ARINC 429, "Digital Information Transfer System (DITS)," is the technical standard for the predominant avionics data bus used on most higher-end commercial and transport aircraft. It defines the physical and electrical interfaces of a two-wire data bus and a data protocol to support an aircraft's avionics local area network.
Technical description 
ARINC 429 is a data transfer standard for aircraft avionics. It uses a self-clocking, self-synchronizing data bus protocol (Tx and Rx are on separate ports). The physical connection wires are twisted pairs carrying balanced differential signaling. Data words are 32 bits in length and most messages consist of a single data word. Messages are transmitted at either 12.5 or 100 kbit/s to other system elements that are monitoring the bus messages. The transmitter constantly transmits either 32-bit data words or the NULL state. A single wire pair is limited to one transmitter and no more than 20 receivers. The protocol allows for self-clocking at the receiver end, thus eliminating the need to transmit clocking data. ARINC 429 is an alternative to MIL-STD-1553.
Word format 
Each ARINC 429 word is a 32-bit value that contains five fields:
- Bit 32 is the parity bit, and is used to verify that the word was not damaged or garbled during transmission. Every ARINC 429 channel typically uses "odd" parity - there must be an odd number of "1" bits in the word. This bit is set to 0 or 1 to ensure that the correct number of bits are set to 1 in the word.

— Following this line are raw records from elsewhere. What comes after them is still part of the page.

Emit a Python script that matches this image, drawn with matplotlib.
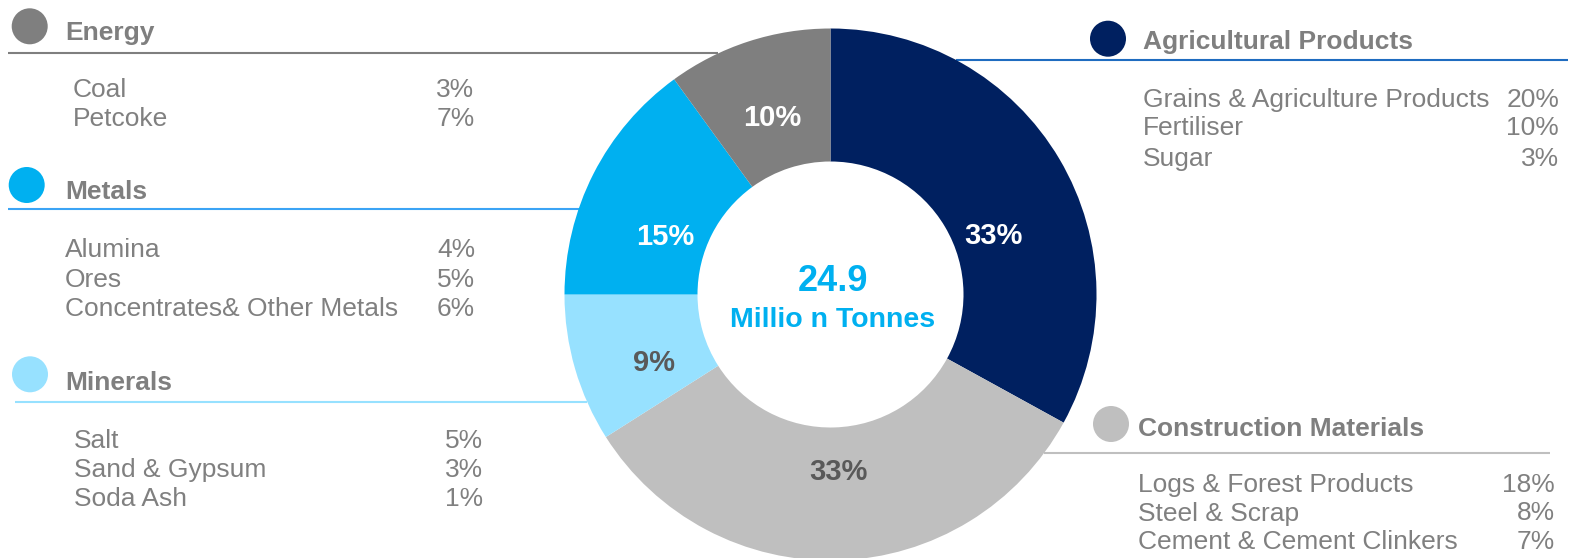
import numpy as np
import matplotlib
matplotlib.use("Agg")
import matplotlib.pyplot as plt
from matplotlib.patches import Circle

plt.rcParams['font.family'] = ['Liberation Sans', 'DejaVu Sans']

# ---------------- data ----------------
categories = ["Agricultural Products", "Construction Materials", "Minerals", "Metals", "Energy"]
shares = [33, 33, 9, 15, 10]
total_volume = "24.9"
total_unit = "Millio n Tonnes"

energy_items = ["Coal", "Petcoke"]
energy_vals = [3, 7]
metals_items = ["Alumina", "Ores", "Concentrates& Other Metals"]
metals_vals = [4, 5, 6]
minerals_items = ["Salt", "Sand & Gypsum", "Soda Ash"]
minerals_vals = [5, 3, 1]
agri_items = ["Grains & Agriculture Products", "Fertiliser", "Sugar"]
agri_vals = [20, 10, 3]
constr_items = ["Logs & Forest Products", "Steel & Scrap", "Cement & Cement Clinkers"]
constr_vals = [18, 8, 7]

# ---------------- styles ----------------
slice_colors = ["#002060", "#BFBFBF", "#97E1FF", "#00B0F0", "#7F7F7F"]
label_colors = ["white", "#595959", "#595959", "white", "white"]
line_colors = {"Energy": "#7F7F7F", "Metals": "#3BA4F5", "Minerals": "#97E1FF",
               "Agricultural Products": "#1F6CC0", "Construction Materials": "#BFBFBF"}
TEXT_GRAY = "#808080"

W, H = 1569, 558
fig = plt.figure(figsize=(W / 100, H / 100), dpi=100)
ax = fig.add_axes([0, 0, 1, 1])
ax.set_xlim(0, W)
ax.set_ylim(0, H)
ax.axis("off")

def Y(y):  # convert from top-based pixel layout to axis coordinates
    return H - y

CX, CY, R = 830.5, Y(294.5), 266
wedges, _ = ax.pie(shares, colors=slice_colors, startangle=90, counterclock=False,
                   center=(CX, CY), radius=R, wedgeprops=dict(width=R / 2, linewidth=0),
                   frame=True)
for w in wedges:
    w.set_zorder(2)
ax.set_xlim(0, W)
ax.set_ylim(0, H)
ax.set_aspect("equal")
ax.axis("off")

# slice labels
angle_shift = [-10.2, 0.8, 4.3, 7.0, 0.0]
radius_frac = [0.655, 0.66, 0.71, 0.66, 0.706]
for w, s, col, dth, rf in zip(wedges, shares, label_colors, angle_shift, radius_frac):
    th = np.deg2rad((w.theta1 + w.theta2) / 2 + dth)
    x = CX + rf * R * np.cos(th)
    y = CY + rf * R * np.sin(th)
    ax.text(x, y - 10.5, f"{s}%", ha="center", va="baseline", fontsize=21,
            fontweight="bold", color=col, zorder=5)

# center text
ax.text(833, Y(291), total_volume, ha="center", va="baseline", fontsize=26,
        fontweight="bold", color="#00B0F0", zorder=5)
ax.text(833, Y(327), total_unit, ha="center", va="baseline", fontsize=20.5,
        fontweight="bold", color="#00B0F0", zorder=5)

def ring_edge_x(y_top, side):
    dy = Y(y_top) - CY
    return CX + side * np.sqrt(max(R ** 2 - dy ** 2, 0.0))

# legend groups  (line: y, outer x end, side of the donut it touches)
groups = [
    dict(name="Energy", color=slice_colors[4], circ=(29.7, 26.3), head=(65, 40),
         line=(53.3, 8, -1), items=energy_items, vals=energy_vals, ix=72.7,
         rows=[96.7, 126], vx=474.5),
    dict(name="Metals", color=slice_colors[3], circ=(26.7, 185), head=(65, 199.3),
         line=(209, 8, -1), items=metals_items, vals=metals_vals, ix=65,
         rows=[257.3, 286.7, 315.7], vx=475),
    dict(name="Minerals", color=slice_colors[2], circ=(30, 374.3), head=(65, 390),
         line=(401.7, 15, -1), items=minerals_items, vals=minerals_vals, ix=74,
         rows=[447.7, 476.7, 505.7], vx=483.3),
    dict(name="Agricultural Products", color=slice_colors[0], circ=(1108, 38.7),
         head=(1142.7, 49.3), line=(60, 1568, 1), items=agri_items, vals=agri_vals,
         ix=1142.7, rows=[107.3, 135, 165.7], vx=1559),
    dict(name="Construction Materials", color=slice_colors[1], circ=(1111, 424),
         head=(1138, 435.5), line=(453, 1550, 1), items=constr_items, vals=constr_vals,
         ix=1138, rows=[492, 520.5, 549], vx=1555),
]

for g in groups:
    cx, cy = g["circ"]
    ax.add_patch(Circle((cx, Y(cy)), 18, facecolor=g["color"], edgecolor="none", zorder=3))
    hx, hy = g["head"]
    ax.text(hx, Y(hy), g["name"], ha="left", va="baseline", fontsize=19,
            fontweight="bold", color="#7F7F7F", zorder=4)
    ly, lx_out, side = g["line"]
    lx_in = ring_edge_x(ly, side)
    ax.plot([lx_out, lx_in], [Y(ly), Y(ly)], color=line_colors[g["name"]], lw=1.5,
            zorder=1, solid_capstyle="butt")
    for name, v, ry in zip(g["items"], g["vals"], g["rows"]):
        ax.text(g["ix"], Y(ry), name, ha="left", va="baseline", fontsize=19,
                color=TEXT_GRAY, zorder=4)
        ax.text(g["vx"], Y(ry), f"{v}%", ha="right", va="baseline", fontsize=19,
                color=TEXT_GRAY, zorder=4)

fig.savefig("out.png", dpi=100, facecolor="white")
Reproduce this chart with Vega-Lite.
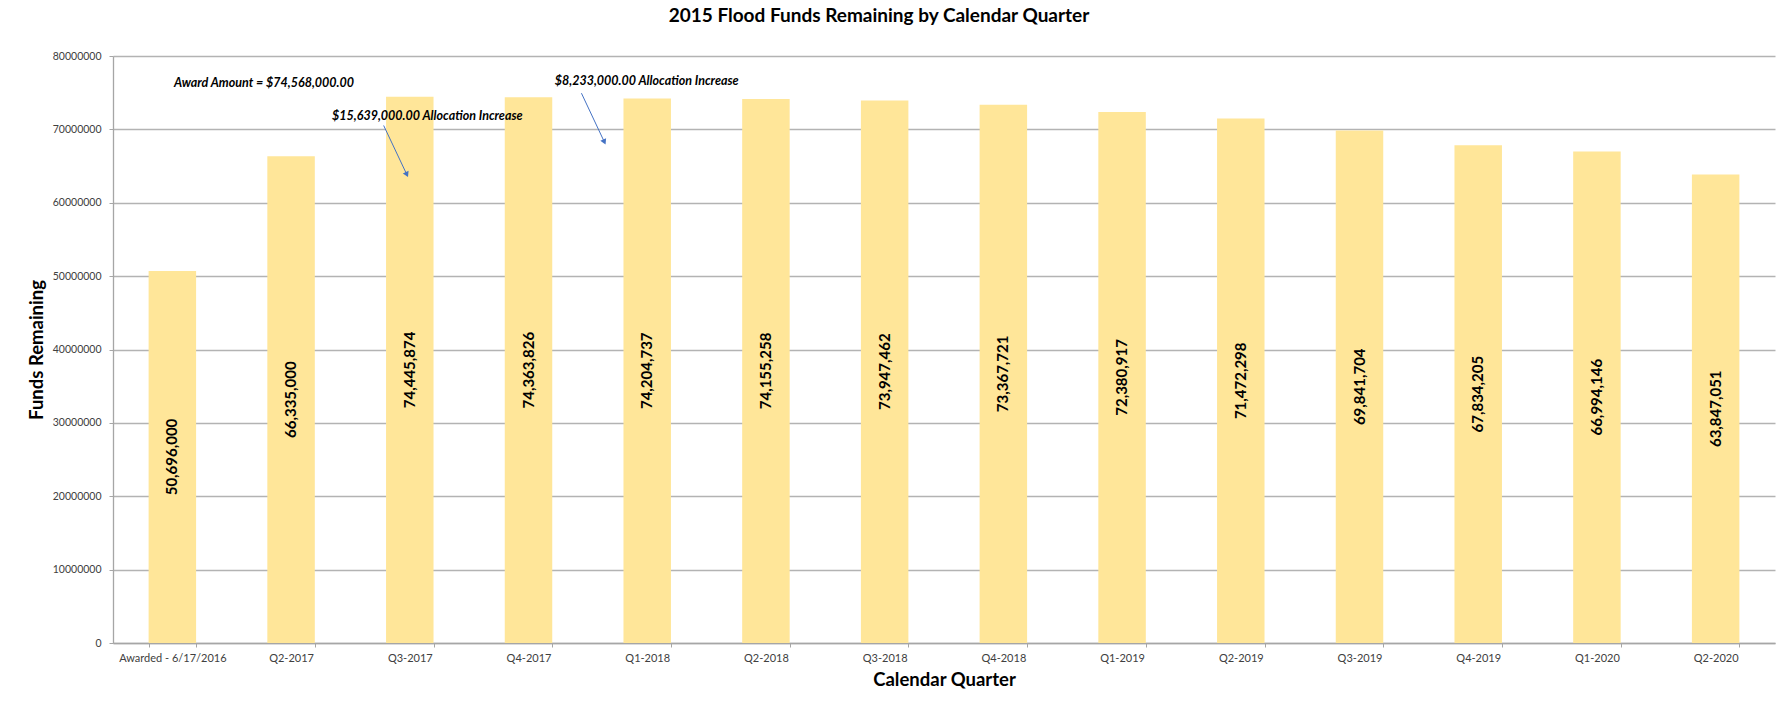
{
  "$schema": "https://vega.github.io/schema/vega-lite/v6.json",
  "width": 1662,
  "height": 587,
  "autosize": {"type": "none"},
  "padding": {"left": 113, "top": 56, "right": 10, "bottom": 64},
  "background": "white",
  "config": {"font": "Lato", "view": {"stroke": null}},
  "title": {
    "text": "2015 Flood Funds Remaining by Calendar Quarter",
    "fontSize": 19,
    "fontWeight": "bold",
    "color": "black",
    "dx": -65,
    "offset": 25
  },
  "datasets": {
    "funds": [
      {"quarter": "Awarded - 6/17/2016", "value": 50696000},
      {"quarter": "Q2-2017", "value": 66335000},
      {"quarter": "Q3-2017", "value": 74445874},
      {"quarter": "Q4-2017", "value": 74363826},
      {"quarter": "Q1-2018", "value": 74204737},
      {"quarter": "Q2-2018", "value": 74155258},
      {"quarter": "Q3-2018", "value": 73947462},
      {"quarter": "Q4-2018", "value": 73367721},
      {"quarter": "Q1-2019", "value": 72380917},
      {"quarter": "Q2-2019", "value": 71472298},
      {"quarter": "Q3-2019", "value": 69841704},
      {"quarter": "Q4-2019", "value": 67834205},
      {"quarter": "Q1-2020", "value": 66994146},
      {"quarter": "Q2-2020", "value": 63847051}
    ],
    "notes": [
      {"label": "Award Amount = $74,568,000.00", "pos": 0.514, "amount": 76290000},
      {"label": "$15,639,000.00 Allocation Increase", "pos": 1.845, "amount": 71800000},
      {"label": "$8,233,000.00 Allocation Increase", "pos": 3.721, "amount": 76530000}
    ],
    "arrows": [
      {"pos": 2.28, "amount": 70530000, "pos2": 2.472, "amount2": 63950000},
      {"pos": 3.946, "amount": 74930000, "pos2": 4.136, "amount2": 68390000}
    ]
  },
  "layer": [
    {
      "data": {"name": "funds"},
      "encoding": {
        "x": {
          "field": "quarter",
          "type": "nominal",
          "sort": null,
          "title": "Calendar Quarter",
          "scale": {"paddingInner": 0.6, "paddingOuter": 0.3},
          "axis": {
            "labelAngle": 0,
            "tickBand": "extent",
            "tickSize": 4,
            "tickColor": "#a6a6a6",
            "domainColor": "#a6a6a6",
            "domainWidth": 1.3,
            "labelFontSize": 11,
            "labelColor": "#404040",
            "labelPadding": 5,
            "titleFontSize": 18.5,
            "titleFontWeight": "bold",
            "titleColor": "black",
            "titlePadding": 7,
            "grid": false
          }
        }
      },
      "layer": [
        {
          "mark": {"type": "bar", "color": "#FFE699"},
          "encoding": {
            "y": {
              "field": "value",
              "type": "quantitative",
              "title": "Funds Remaining",
              "scale": {"domain": [0, 80000000], "nice": false},
              "axis": {
                "values": [0, 10000000, 20000000, 30000000, 40000000, 50000000, 60000000, 70000000, 80000000],
                "format": "d",
                "grid": true,
                "gridColor": "#b3b3b3",
                "gridWidth": 1.3,
                "domainColor": "#a6a6a6",
                "domainWidth": 1.3,
                "tickColor": "#a6a6a6",
                "tickSize": 4,
                "labelPadding": 8,
                "labelFontSize": 10.5,
                "labelColor": "#404040",
                "titleFontSize": 18.5,
                "titleFontWeight": "bold",
                "titleColor": "black",
                "titlePadding": 6
              }
            }
          }
        },
        {
          "transform": [{"calculate": "datum.value / 2", "as": "mid"}],
          "mark": {
            "type": "text",
            "angle": -90,
            "align": "center",
            "baseline": "middle",
            "fontSize": 15,
            "fontWeight": "bold",
            "color": "black"
          },
          "encoding": {
            "y": {
              "field": "mid",
              "type": "quantitative",
              "title": "Funds Remaining",
              "scale": {"domain": [0, 80000000], "nice": false}
            },
            "text": {"field": "value", "type": "quantitative", "format": ","}
          }
        }
      ]
    },
    {
      "layer": [
        {
          "data": {"name": "notes"},
          "mark": {
            "type": "text",
            "align": "left",
            "baseline": "middle",
            "fontSize": 12.5,
            "fontWeight": "bold",
            "fontStyle": "italic",
            "color": "black"
          },
          "encoding": {
            "x": {"field": "pos", "type": "quantitative", "scale": {"domain": [0, 14], "nice": false, "zero": false}, "axis": null},
            "y": {"field": "amount", "type": "quantitative", "title": "Funds Remaining", "scale": {"domain": [0, 80000000], "nice": false}},
            "text": {"field": "label"}
          }
        },
        {
          "data": {"name": "arrows"},
          "mark": {"type": "rule", "color": "#4472C4", "strokeWidth": 1},
          "encoding": {
            "x": {"field": "pos", "type": "quantitative", "scale": {"domain": [0, 14], "nice": false, "zero": false}, "axis": null},
            "y": {"field": "amount", "type": "quantitative", "title": "Funds Remaining", "scale": {"domain": [0, 80000000], "nice": false}},
            "x2": {"field": "pos2"},
            "y2": {"field": "amount2"}
          }
        },
        {
          "data": {"name": "arrows"},
          "mark": {"type": "point", "shape": "triangle", "angle": 155, "filled": true, "size": 40, "color": "#4472C4", "opacity": 1},
          "encoding": {
            "x": {"field": "pos2", "type": "quantitative", "scale": {"domain": [0, 14], "nice": false, "zero": false}, "axis": null},
            "y": {"field": "amount2", "type": "quantitative", "title": "Funds Remaining", "scale": {"domain": [0, 80000000], "nice": false}}
          }
        }
      ]
    }
  ],
  "resolve": {"scale": {"x": "independent"}}
}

- Bits 30 to 31 in the Binary Coded Decimal (BCD) or 29 to 31 in the binary data word is the Sign/Status Matrix, or SSM, and often indicates whether the data in the word is valid.
- Normal Operation (NO) - Indicates the data in this word is considered to be correct data.
- Functional Test (FT) - Indicates that the data is being provided by a test source.
- Failure Warning (FW) - Indicates a failure which causes the data to be suspect or missing.
- No Computed Data (NCD) - Indicates that the data is missing or inaccurate for some reason other than a failure. For example, autopilot commands will show as NCD when the autopilot is not turned on.
- The SSM can also indicate the Sign (+/-) of the data or some information related to it like an orientation (North/South; East/West). In this case it is considered to be in Normal Operation.
|SSM for BNR data|
|SSM for BCD data|
|Bit 31||Bit 30||Description|
|0||0||Plus, North, East, Right, To, Above|
|0||1||No Computed Data (NCD)|
|1||0||Functional Test (FT)|
|1||1||Minus, South, West, Left, From, Below|
- Bits 11 to 29 contain the data. Bit-field, Binary Coded Decimal (BCD), and Binary Number Representation (BNR) are common ARINC 429 data formats. Data formats can also be mixed.
- Bits 9 and 10 are Source/Destination Identifiers (SDI) and indicate for which receiver the data is intended or more frequently which subsystem transmitted the data.
- Bits 1 to 8 contain a label (label words), expressed in octal, identifying the data type. In practice, the bits representing the label are reversed.
The image below exemplifies many of the concepts explained in the adjacent sections.
Label guidelines are provided as part of the ARINC 429 specification, for various equipment types. Each aircraft will contain a number of different systems, such as flight management computers, inertial reference systems, air data computers, radar altimeters, radios, and GPS sensors. For each type of equipment, a set of standard parameters is defined, which is common across all manufacturers and models. For example, any air data computer will provide the barometric altitude of the aircraft as label 203. This allows some degree of interchangeability of parts, as all air data computers behave, for the most part, in the same way. There are only a limited number of labels, though, and so label 203 may have some completely different meaning if sent by a GPS sensor, for example. Very commonly-needed aircraft parameters, however, use the same label regardless of source. Also, as with any specification, each manufacturer has slight differences from the formal specification, such as by providing extra data above and beyond the specification, leaving out some data recommended by the specification, or other various changes.
Protection from interference 
Avionics systems are required to meet environmental requirements, usually stated as RTCA DO-160 environmental categories. ARINC 429 employs several physical, electrical, and protocol techniques to minimize electromagnetic interference with on-board radios and other equipment, for example via other transmission cables.
Its cabling is a shielded 78 Ω twisted-pair. ARINC signalling defines a 10Vp differential between the Data A and Data B levels within the bipolar transmission (i.e. 5V on Data A and -5V on Data B would constitute a valid driving signal), and the specification defines acceptable voltage rise and fall times.
ARINC 429's data encoding uses a complementary differential bipolar return-to-zero (BPRZ) transmission waveform, further reducing EMI emissions from the cable itself.
Development tools 
When developing and/or troubleshooting the ARINC 429 bus, examination of hardware signals can be very important to find problems. A logic analyzer with protocol decoding capabilities or protocol analyzers are useful tools which collect, analyze, decode, store signals so people can view the high-speed waveforms at their leisure.